March 14, 2017
Kansas Forest Service and K-State Research and Extension Agents Help Lead Fire Response Across the State
Fires sped across Kansas last week, killing anywhere from 3,000 to 9,000 head of cattle, as well as wildlife, and forcing road closures and community evacuations. More than 700,000 acres have burned in 21 counties.
An Oklahoma truck driver died March 6 in Clark County because of smoke inhalation, and red-flag warnings for high winds remained through much of the week. Gov. Sam Brownback declared a state of disaster emergency to expedite emergency response assistance to affected counties, and the Kansas Division of Emergency Management coordinated state response operations from a round-the-clock operations center in Topeka. State Forester Larry Biles traveled to Hutchinson March 7 to welcome the Rocky Mountain Incident Management Blue Team, which was called into Kansas to assist with firefighting efforts. That crew is a type 2 interagency Incident Management Team that comes together to manage all-hazard emergency incidents. The team comprises fire and emergency professionals from state, local and federal land management agencies and emergency agencies.
All Kansas Forest Service fire staff members, as well as temporary fire personnel, were fully engaged in the multiple fires around the state, assisting with incident management teams in Clark, Ford and Reno county areas as well as coordinating incoming aircraft and strike teams.
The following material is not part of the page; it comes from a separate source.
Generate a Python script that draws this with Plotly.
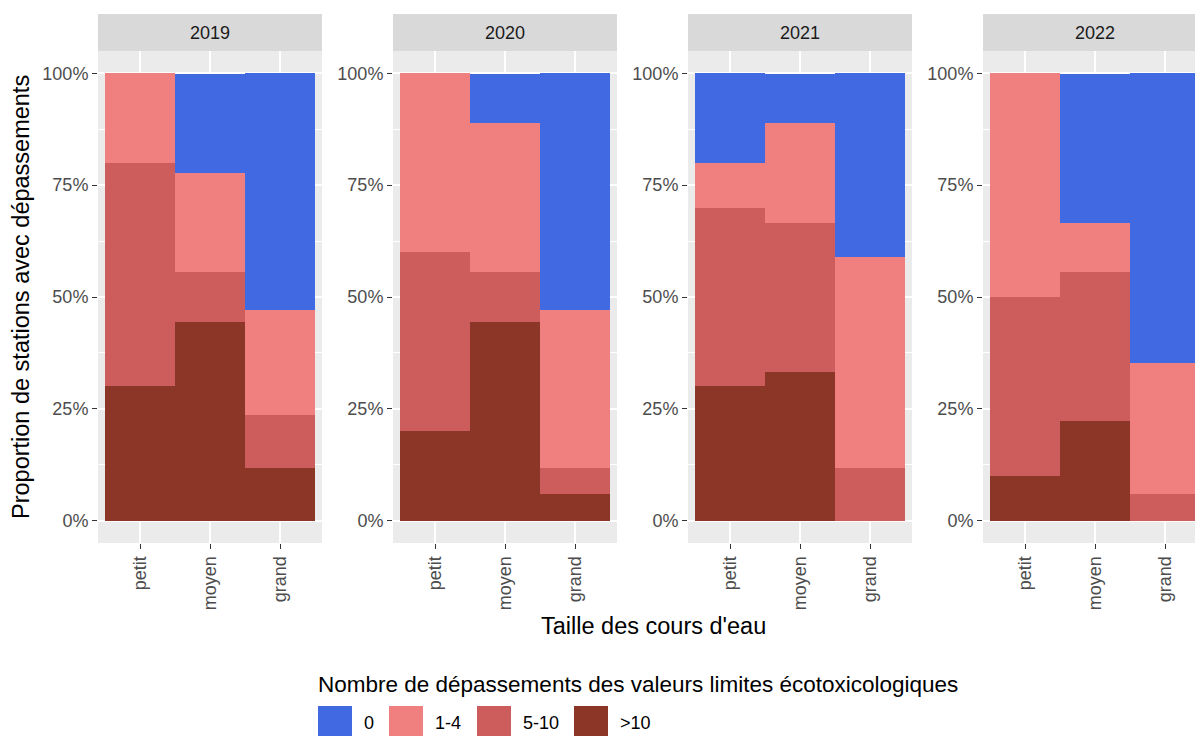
import plotly.graph_objects as go

# Stations by stream size and year: share of stations per number of exceedances
years = ["2019", "2020", "2021", "2022"]
sizes = ["petit", "moyen", "grand"]
classes = ["0", "1-4", "5-10", ">10"]
colors = {"0": "#4169E1", "1-4": "#F08080", "5-10": "#CD5C5C", ">10": "#8B3626"}

# one row per year, values in the order petit, moyen, grand
share_0 = [[0.000, 0.222, 0.529],
           [0.000, 0.111, 0.529],
           [0.200, 0.111, 0.412],
           [0.000, 0.333, 0.647]]
share_1_4 = [[0.200, 0.222, 0.235],
             [0.400, 0.333, 0.353],
             [0.100, 0.222, 0.471],
             [0.500, 0.111, 0.294]]
share_5_10 = [[0.500, 0.111, 0.118],
              [0.400, 0.111, 0.059],
              [0.400, 0.333, 0.118],
              [0.400, 0.333, 0.059]]
share_gt10 = [[0.300, 0.444, 0.118],
              [0.200, 0.444, 0.059],
              [0.300, 0.333, 0.000],
              [0.100, 0.222, 0.000]]
shares = {"0": share_0, "1-4": share_1_4, "5-10": share_5_10, ">10": share_gt10}

W, H = 1195, 736
FONT = "Liberation Sans, Arial, sans-serif"
TICK_SIZE = 18
TITLE_SIZE = 23.5
LEGEND_TITLE_SIZE = 22.5
panel_left = [98, 393, 688, 983]
panel_w = 224
unit = 70.0                      # pixels per category
panel_top, panel_bot = 51, 543
strip_top = 14

fig = go.Figure()

# stacking: first trace sits at the bottom
stack_order = [">10", "5-10", "1-4", "0"]
for i, yr in enumerate(years):
    ax = "" if i == 0 else str(i + 1)
    for cls in stack_order:
        fig.add_trace(go.Bar(
            x=list(range(len(sizes))),
            y=shares[cls][i],
            width=1.0,
            marker=dict(color=colors[cls], line=dict(width=0)),
            name=cls,
            showlegend=False,
            xaxis="x" + ax, yaxis="y" + ax,
            hovertemplate=yr + " %{x}: %{y:.0%}<extra>" + cls + "</extra>",
        ))

ydom = [1 - panel_bot / H, 1 - panel_top / H]
layout = dict(
    width=W, height=H,
    margin=dict(l=0, r=0, t=0, b=0),
    paper_bgcolor="white", plot_bgcolor="#EBEBEB",
    barmode="stack", bargap=0,
    font=dict(family=FONT, color="#4D4D4D"),
    showlegend=False,
)
for i, yr in enumerate(years):
    key = "" if i == 0 else str(i + 1)
    x0 = panel_left[i]
    x1 = min(x0 + panel_w, W)
    xmax = -0.6 + (x1 - x0) / unit
    layout["xaxis" + key] = dict(
        domain=[x0 / W, x1 / W], anchor="y" + key,
        range=[-0.6, xmax],
        tickvals=list(range(len(sizes))), ticktext=sizes,
        tickangle=-90, ticks="outside", ticklen=5, tickwidth=1.1,
        tickcolor="#333333", tickfont=dict(size=TICK_SIZE, color="#4D4D4D", family=FONT),
        showgrid=True, gridcolor="white", gridwidth=1.6,
        zeroline=False, showline=False, fixedrange=True,
    )
    layout["yaxis" + key] = dict(
        domain=ydom, anchor="x" + key,
        range=[-0.05, 1.05],
        tickvals=[0, 0.25, 0.5, 0.75, 1.0],
        ticktext=["0%", "25%", "50%", "75%", "100%"],
        ticks="outside", ticklen=5, tickwidth=1.1, tickcolor="#333333",
        tickfont=dict(size=TICK_SIZE, color="#4D4D4D", family=FONT),
        showgrid=True, gridcolor="white", gridwidth=1.6,
        minor=dict(dtick=0.125, tick0=0.125, showgrid=True,
                   gridcolor="white", gridwidth=0.8, ticks=""),
        zeroline=False, showline=False, fixedrange=True,
    )
fig.update_layout(**layout)

shapes = []
annotations = []
# facet strips
for i, yr in enumerate(years):
    x0 = panel_left[i]
    x1 = x0 + panel_w
    shapes.append(dict(type="rect", xref="paper", yref="paper",
                       x0=x0 / W, x1=min(x1, W) / W,
                       y0=1 - panel_top / H, y1=1 - strip_top / H,
                       fillcolor="#D9D9D9", line=dict(width=0), layer="below"))
    annotations.append(dict(xref="paper", yref="paper",
                            x=(x0 + x1) / 2 / W, y=1 - (strip_top + panel_top) / 2 / H,
                            text=yr, showarrow=False, xanchor="center", yanchor="middle",
                            font=dict(size=TICK_SIZE, color="#1A1A1A", family=FONT)))

# axis titles
annotations.append(dict(xref="paper", yref="paper", x=653 / W, y=1 - 626 / H,
                        text="Taille des cours d'eau", showarrow=False,
                        xanchor="center", yanchor="middle",
                        font=dict(size=TITLE_SIZE, color="black", family=FONT)))
annotations.append(dict(xref="paper", yref="paper", x=21 / W,
                        y=1 - (panel_top + panel_bot) / 2 / H,
                        text="Proportion de stations avec dépassements", showarrow=False,
                        textangle=-90, xanchor="center", yanchor="middle",
                        font=dict(size=TITLE_SIZE, color="black", family=FONT)))

# legend
annotations.append(dict(xref="paper", yref="paper", x=316 / W, y=1 - 684 / H,
                        text="Nombre de dépassements des valeurs limites écotoxicologiques",
                        showarrow=False, xanchor="left", yanchor="middle",
                        font=dict(size=LEGEND_TITLE_SIZE, color="black", family=FONT)))
key_x = [318, 389, 477, 574]
key_w, key_top, key_h = 34, 706, 33
for cls, kx in zip(classes, key_x):
    shapes.append(dict(type="rect", xref="paper", yref="paper",
                       x0=kx / W, x1=(kx + key_w) / W,
                       y0=max(0, 1 - (key_top + key_h) / H), y1=1 - key_top / H,
                       fillcolor=colors[cls], line=dict(width=0)))
    annotations.append(dict(xref="paper", yref="paper", x=(kx + key_w + 10) / W,
                            y=1 - (key_top + key_h / 2) / H, text=cls, showarrow=False,
                            xanchor="left", yanchor="middle",
                            font=dict(size=TICK_SIZE, color="black", family=FONT)))

fig.update_layout(shapes=shapes, annotations=annotations)
fig.write_html("out.html")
Key fire-control personnel were dispersed across the areas of need: Fire Planning Specialist Eric Ward was in Dodge City; Fire Training Specialist Rodney Redinger in Hutchinson; Fire Program Coordinator Ross Hauck in Ashland; and Fire Protection Specialist Jason Hartman assisted at the State Emergency Operations Center in Topeka. Kansas Forest Service district 8 forester, John Klempa acted as a Single Engine Air Tanker (SEAT) manager, which involved being the ground contact for making sure that the SEATs had what they needed logistically and could operate safely, and he coordinated between the pilots and the incident command structure on what needed to be done. SEATs carry up to 800 gallons of water to the fire quickly and drop it on the fire line, or ahead of the fire line in a protective manner. Their drop altitude and approach is similar to an agriculture "crop duster" type aircraft. Kansas Forest Service district 6 forester, Dennis Carlson, acted as Engine Boss, in charge of KFS wildland fire engine 62 apparatus and crew, similar to a municipal Fire Department Captain. He received assignments from the command structure and was responsible for deciding how best to accomplish those tasks safely and efficiently. In this capacity, the Engine Boss will be at times directly on the fire line supervising his crew of firefighters to attack the fire and protect structures. Numerous Kansas Forest Service full time and temporary employees filled roles ranging from finance to meteorology, mapping, as well as physical firefighting efforts. The long hours spent coordinating resources from across the country, responsibility of split-second decision making that impacted the lives and property of the public, and time spent away from their own families is recognized and truly appreciated.